- [GIVEN TASK]: Restate, exactly and without pictures, the lines from the start of the listing below through the line holding "const start5 = 1.1251, step5 = 0.0001;".

- [DATASET CONTENT]:
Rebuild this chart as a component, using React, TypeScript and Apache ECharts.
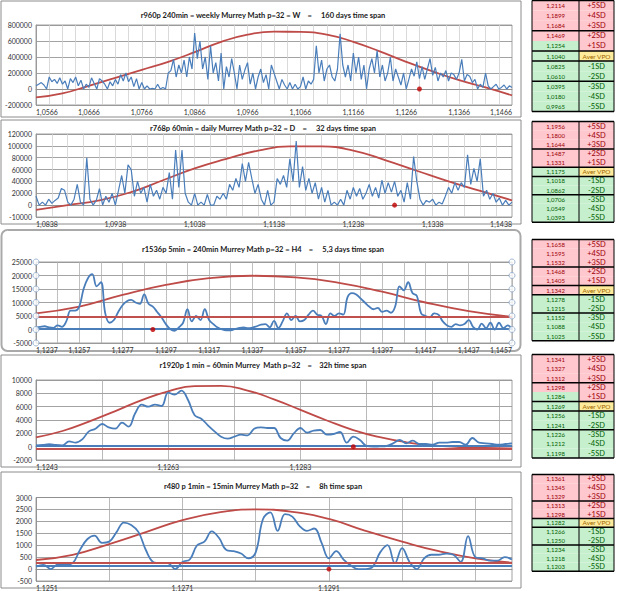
import React, { useEffect, useRef } from "react";
import * as echarts from "echarts";

// ---------- DATA ----------
const currentPrice = 1.1291;

const titles = [
  "r960p 240min = weekly Murrey Math p=32 = W    =     160 days time span",
  "r768p 60min = daily Murrey Math p=32 = D    =     32 days time span",
  "r1536p 5min = 240min Murrey Math p=32 = H4    =     5,3 days time span",
  "r1920p 1 min = 60min Murrey  Math p=32    =    32h time span",
  "r480 p 1min = 15min Murrey Math p=32    =     8h time span",
];

// price axis definitions (start price, step per point)
const start1 = 1.0566, step1 = 0.0005;
const start2 = 1.0838, step2 = 0.0004;
const start3 = 1.1237, step3 = 0.0002;
const start4 = 1.1243, step4 = 0.0001;
const start5 = 1.1251, step5 = 0.0001;

// chart 1 volume (thousands)
const vol1K = [40,60,80,50,0,150,90,120,70,140,60,100,0,130,80,
150,40,110,0,60,20,140,70,0,130,
100,60,0,90,40,
120,60,180,100,200,90,150,30,
130,0,80,0,40,0,10,0,60,0,20,0,
200,230,370,150,300,
200,360,150,400,250,700,380,
600,250,400,120,540,200,
330,100,450,0,280,150,380,200,0,300,120,240,
330,60,200,0,150,250,80,180,0,300,200,
100,0,120,50,0,80,0,60,0,30,
150,0,100,60,120,540,
200,360,100,250,300,150,
100,250,690,300,150,
300,100,450,200,400,120,300,0,250,380,200,480,150,
300,100,200,400,100,250,
150,50,200,0,120,250,160,340,130,280,
120,250,380,170,270,100,200,
150,230,100,200,180,120,200,370,100,180,160,
80,120,0,60,20,200,40,0,
30,60,0,20,50,0,40,20];
// bell curve, one value every 10 points (thousands)
const bell1K = [-105,-55,40,140,240,340,460,590,680,716,714,680,590,470,340,220,110,20,-80];

// chart 2 volume (thousands)
const vol2K = [15,0,5,0,10,3,8,12,28,25,
5,0,10,35,5,0,80,10,0,8,
28,0,15,5,20,0,25,50,20,68,
60,15,40,20,30,5,35,15,25,10,
30,20,55,10,93,30,93,20,5,0,
20,0,5,0,18,0,0,15,10,20,
10,35,25,45,30,70,40,72,45,20,
35,10,0,25,0,5,45,35,50,30,
78,40,108,30,65,25,45,20,38,10,
30,5,25,0,5,0,10,0,25,10,
30,15,28,10,20,35,15,30,12,42,
20,38,22,40,15,25,5,38,10,82,
40,10,0,8,5,10,0,5,2,15,
30,20,38,25,38,30,85,35,62,40,
78,15,25,10,20,5,12,0,8,0,5];
const bell2K = [-8,0,8,22,42,62,78,92,99,99,92,76,58,40,24,8];

// chart 3 volume
const vol3 = [700,1000,1200,800,600,1500,1000,3000,7000,7000,
8500,15000,19000,20500,16000,17500,6000,2500,3500,6500,
9000,10500,11000,10000,9500,13000,9500,8500,6500,4500,
2000,200,-500,800,2500,7500,3000,5000,3500,7500,
3500,2000,700,0,-300,-300,200,600,800,500,
700,1200,1800,2000,800,3200,600,3000,6000,3500,
5000,3000,3500,5500,7000,5500,5000,2000,6000,5000,
6000,5500,12000,13500,13000,11500,10000,8500,7500,8000,
6500,7000,6200,8500,16000,14500,17500,13500,12500,6000,
5000,4500,6000,5500,3000,1500,1000,2000,1500,2000,
3500,1000,0,2200,500,2500,0,2500,500,1500,
0];
const bell3 = [6000,8500,12800,16500,19000,19900,19300,17300,14000,10000,6800,4700];

// chart 4 volume
const vol4 = [200,250,380,250,200,800,600,1100,2300,2700,
3400,2900,2700,3600,3000,5000,6300,6000,6300,6100,
8100,7800,8400,7000,4700,4200,3200,2300,1500,1200,
1500,1800,1700,2700,2900,2800,2800,1300,900,2000,
2800,2100,2400,2500,1800,1900,2200,600,1500,1000,
100,0,50,100,500,1000,500,900,400,400,
300,600,600,700,700,300,1300,600,500,400,
300,400,500];
// one value every 4 points
const bell4 = [1400,2350,3760,5340,6990,8300,9080,9120,8420,7100,5520,3930,2490,1420,660,200,-50,-190,-260];

// chart 5 volume
const vol5 = [100,180,0,200,180,250,800,1250,1400,1100,
1150,1550,1950,1850,1550,800,300,250,250,0,
300,400,1000,1150,1580,1300,800,750,650,450,
700,2100,2380,1600,2300,2200,1800,1600,1700,1100,
450,750,400,150,0,0,100,700,1000,250,
880,300,0,450,600,600,650,600,300,1380,
500,450,350,350,500,400];
const bell5 = [380,600,1050,1550,2050,2380,2500,2400,2100,1600,1150,750,450,270];

// horizontal level lines
const levels3 = [{ value: 4600, color: "#c0504d" }, { value: 150, color: "#4a7ebb" }];
const levels4 = [{ value: 100, color: "#4a7ebb" }, { value: -300, color: "#c0504d" }];
const levels5 = [{ value: 250, color: "#c0504d" }, { value: 140, color: "#4a7ebb" }];

// SD tables
const sdLabels = ["+5SD","+4SD","+3SD","+2SD","+1SD","Aver VPO","-1SD","-2SD","-3SD","-4SD","-5SD"];
const table1 = [1.2114,1.1899,1.1684,1.1469,1.1254,1.1040,1.0825,1.0610,1.0395,1.0180,0.9965];
const table2 = [1.1956,1.1800,1.1644,1.1487,1.1331,1.1175,1.1018,1.0862,1.0706,1.0549,1.0393];
const table3 = [1.1658,1.1595,1.1532,1.1468,1.1405,1.1342,1.1278,1.1215,1.1152,1.1088,1.1025];
const table4 = [1.1341,1.1327,1.1312,1.1298,1.1284,1.1269,1.1256,1.1241,1.1226,1.1212,1.1198];
const table5 = [1.1361,1.1345,1.1329,1.1313,1.1298,1.1282,1.1266,1.1250,1.1234,1.1218,1.1203];

// ---------- LAYOUT / STYLE ----------
const FONT = "Lato";
const BLUE = "#4a7ebb";
const RED = "#be4b48";
const PINK = "#ffc7ce", GREEN = "#c6efce", YELLOW = "#ffeb9c";
const PINK_T = "#9c0006", GREEN_T = "#006100", YELLOW_T = "#9c6500";

const plotLeft = 36, plotWidth = 476;
const gridLayout = [
  { top: 25, height: 80, titleY: 15, frame: [1, 1, 520, 116] },
  { top: 134, height: 83, titleY: 128, frame: [1, 120, 520, 104] },
  { top: 262, height: 81, titleY: 249, frame: [1.5, 230, 519, 121] },
  { top: 380, height: 80, titleY: 365, frame: [1, 355, 520, 112] },
  { top: 497.5, height: 83.5, titleY: 486, frame: [1, 472, 520, 116] },
];
const tableX = [532, 579, 614];
const tableLayout = [
  { top: 0.5, h: 10.1 },
  { top: 121.5, h: 9.15 },
  { top: 239.5, h: 9.2 },
  { top: 354.5, h: 9.4 },
  { top: 474.5, h: 8.8 },
];

const fmtPrice = (v: number) => v.toFixed(4).replace(".", ",");

const panels = [
  { start: start1, step: step1, blue: vol1K.map((v) => v * 1000), bell: bell1K.map((v) => v * 1000), bellEvery: 10,
    yMin: -200000, yMax: 800000, yInt: 200000, labelEvery: 20, gridEvery: 5, smooth: false, levels: [] as any[],
    vGrid: "#d0d0d0", width: 1.2, handles: false },
  { start: start2, step: step2, blue: vol2K.map((v) => v * 1000), bell: bell2K.map((v) => v * 1000), bellEvery: 10,
    yMin: -20000, yMax: 120000, yInt: 20000, labelEvery: 25, gridEvery: 5, smooth: false, levels: [] as any[],
    vGrid: "#d0d0d0", width: 1.2, handles: false },
  { start: start3, step: step3, blue: vol3, bell: bell3, bellEvery: 10,
    yMin: -5000, yMax: 25000, yInt: 5000, labelEvery: 10, gridEvery: 5, smooth: 0.4, levels: levels3,
    vGrid: "#b0b0b0", width: 1.8, handles: true },
  { start: start4, step: step4, blue: vol4, bell: bell4, bellEvery: 4,
    yMin: -2000, yMax: 10000, yInt: 2000, labelEvery: 20, gridEvery: 10, smooth: 0.4, levels: levels4,
    vGrid: "#a8a8a8", width: 1.8, handles: false },
  { start: start5, step: step5, blue: vol5, bell: bell5, bellEvery: 5,
    yMin: -500, yMax: 3000, yInt: 500, labelEvery: 20, gridEvery: 10, smooth: 0.4, levels: levels5,
    vGrid: "#a8a8a8", width: 1.8, handles: false },
];
const tables = [table1, table2, table3, table4, table5];

function buildOption() {
  const grid: any[] = [], xAxis: any[] = [], yAxis: any[] = [], series: any[] = [], graphic: any[] = [];

  panels.forEach((p, k) => {
    const L = gridLayout[k];
    const n = p.blue.length;
    const cats = p.blue.map((_, i) => fmtPrice(p.start + i * p.step));
    const lastLabeled = (n - 1) % p.labelEvery === 0;

    grid.push({ left: plotLeft, width: plotWidth, top: L.top, height: L.height, show: true,
      borderColor: "#8c8c8c", borderWidth: 0.8, backgroundColor: "transparent" });
    xAxis.push({
      gridIndex: k, type: "category", boundaryGap: false, data: cats,
      axisLine: { onZero: true, lineStyle: { color: "#8c8c8c", width: 0.8 } },
      axisTick: { show: false },
      axisLabel: { interval: p.labelEvery - 1, fontSize: 7, color: "#333", margin: 3, fontFamily: FONT,
        alignMinLabel: "left", alignMaxLabel: "right", showMaxLabel: lastLabeled ? true : false, showMinLabel: true },
      splitLine: { show: true, interval: p.gridEvery - 1, lineStyle: { color: p.vGrid, width: 0.8 } },
    });
    yAxis.push({
      gridIndex: k, type: "value", min: p.yMin, max: p.yMax, interval: p.yInt,
      axisLine: { show: true, lineStyle: { color: "#8c8c8c", width: 0.8 } },
      axisTick: { show: false },
      axisLabel: { fontSize: 7, color: "#333", margin: 4, fontFamily: FONT,
        formatter: (v: number) => (k === 1 && v === p.yMin ? "-10000" : String(v)) },
      splitLine: { show: true, lineStyle: { color: "#8c8c8c", width: 0.8 } },
    });

    series.push({
      type: "line", xAxisIndex: k, yAxisIndex: k, data: p.bell.map((v, j) => [j * p.bellEvery, v]),
      smooth: true, showSymbol: false, lineStyle: { color: RED, width: 1.8 }, z: 2, silent: true,
      markLine: p.levels.length ? {
        silent: true, symbol: "none", label: { show: false },
        data: p.levels.map((l: any) => ({ yAxis: l.value, lineStyle: { color: l.color, width: 2, type: "solid" } })),
      } : undefined,
    });
    series.push({
      type: "line", xAxisIndex: k, yAxisIndex: k, data: p.blue, smooth: p.smooth, showSymbol: false,
      lineStyle: { color: BLUE, width: p.width }, z: 3, silent: true,
    });
    series.push({
      type: "scatter", xAxisIndex: k, yAxisIndex: k,
      data: [[Math.round((currentPrice - p.start) / p.step), 0]],
      symbolSize: 5, itemStyle: { color: "#c00000" }, z: 6, silent: true,
    });
    if (p.handles) {
      const ticks: number[] = [];
      for (let v = p.yMin; v <= p.yMax; v += p.yInt) ticks.push(v);
      const pts: number[][] = [];
      ticks.forEach((v) => { pts.push([0, v]); pts.push([n - 1, v]); });
      series.push({
        type: "scatter", xAxisIndex: k, yAxisIndex: k, data: pts, symbolSize: 6, clip: false,
        itemStyle: { color: "#ffffff", borderColor: "#8aa6c8", borderWidth: 1 }, z: 7, silent: true,
      });
    }

    // frame & title
    const [fx, fy, fw, fh] = L.frame;
    graphic.push({ type: "rect", shape: { x: fx, y: fy, width: fw, height: fh, r: k === 2 ? 6 : 0 },
      style: { fill: "none", stroke: k === 2 ? "#a9a9a9" : "#8c8c8c", lineWidth: k === 2 ? 2 : 1 }, z: 0, silent: true });
    graphic.push({ type: "text", x: 263, y: L.titleY, style: { text: titles[k], fill: "#1a1a1a",
      fontSize: 7.5, fontWeight: "bold", fontFamily: FONT, align: "center", verticalAlign: "middle",
      textAlign: "center", textVerticalAlign: "middle" }, z: 10, silent: true });
  });

  // tables
  tables.forEach((vals, t) => {
    const T = tableLayout[t];
    vals.forEach((v, r) => {
      const y = T.top + r * T.h;
      const vFill = v > currentPrice ? PINK : GREEN;
      const vText = v > currentPrice ? PINK_T : GREEN_T;
      const lFill = r < 5 ? PINK : r === 5 ? YELLOW : GREEN;
      const lText = r < 5 ? PINK_T : r === 5 ? YELLOW_T : GREEN_T;
      graphic.push({ type: "rect", shape: { x: tableX[0], y, width: tableX[1] - tableX[0], height: T.h },
        style: { fill: vFill }, z: 1, silent: true });
      graphic.push({ type: "rect", shape: { x: tableX[1], y, width: tableX[2] - tableX[1], height: T.h },
        style: { fill: lFill }, z: 1, silent: true });
      graphic.push({ type: "text", x: (tableX[0] + tableX[1]) / 2, y: y + T.h / 2,
        style: { text: fmtPrice(v), fill: vText, fontSize: 6, fontFamily: FONT, align: "center", verticalAlign: "middle",
          textAlign: "center", textVerticalAlign: "middle" }, z: 3, silent: true });
      graphic.push({ type: "text", x: (tableX[1] + tableX[2]) / 2, y: y + T.h / 2,
        style: { text: sdLabels[r], fill: lText, fontSize: r === 5 ? 6.5 : 7.5, fontFamily: FONT, align: "center",
          verticalAlign: "middle", textAlign: "center", textVerticalAlign: "middle" }, z: 3, silent: true });
    });
    const bottom = T.top + vals.length * T.h;
    tableX.forEach((x) => graphic.push({ type: "line", shape: { x1: x, y1: T.top, x2: x, y2: bottom },
      style: { stroke: "#000", lineWidth: 1 }, z: 4, silent: true }));
    [0, 3, 5, 6, 8, vals.length].forEach((r) => {
      const y = T.top + r * T.h;
      graphic.push({ type: "line", shape: { x1: tableX[0], y1: y, x2: tableX[2], y2: y },
        style: { stroke: "#000", lineWidth: 1.5 }, z: 4, silent: true });
    });
  });

  return {
    animation: false,
    backgroundColor: "#ffffff",
    textStyle: { fontFamily: FONT },
    grid, xAxis, yAxis, series, graphic,
  };
}

export default function App() {
  const ref = useRef<HTMLDivElement>(null);
  useEffect(() => {
    document.body.style.margin = "0";
    const chart = echarts.init(ref.current!, null, { renderer: "svg" });
    chart.setOption(buildOption() as any);
    return () => chart.dispose();
  }, []);
  return <div ref={ref} style={{ width: 625, height: 591 }} />;
}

- [ANSWER TO THE PROBLEM]:
Rebuild this chart as a component, using React, TypeScript and Apache ECharts.
import React, { useEffect, useRef } from "react";
import * as echarts from "echarts";

// ---------- DATA ----------
const currentPrice = 1.1291;

const titles = [
  "r960p 240min = weekly Murrey Math p=32 = W    =     160 days time span",
  "r768p 60min = daily Murrey Math p=32 = D    =     32 days time span",
  "r1536p 5min = 240min Murrey Math p=32 = H4    =     5,3 days time span",
  "r1920p 1 min = 60min Murrey  Math p=32    =    32h time span",
  "r480 p 1min = 15min Murrey Math p=32    =     8h time span",
];

// price axis definitions (start price, step per point)
const start1 = 1.0566, step1 = 0.0005;
const start2 = 1.0838, step2 = 0.0004;
const start3 = 1.1237, step3 = 0.0002;
const start4 = 1.1243, step4 = 0.0001;
const start5 = 1.1251, step5 = 0.0001;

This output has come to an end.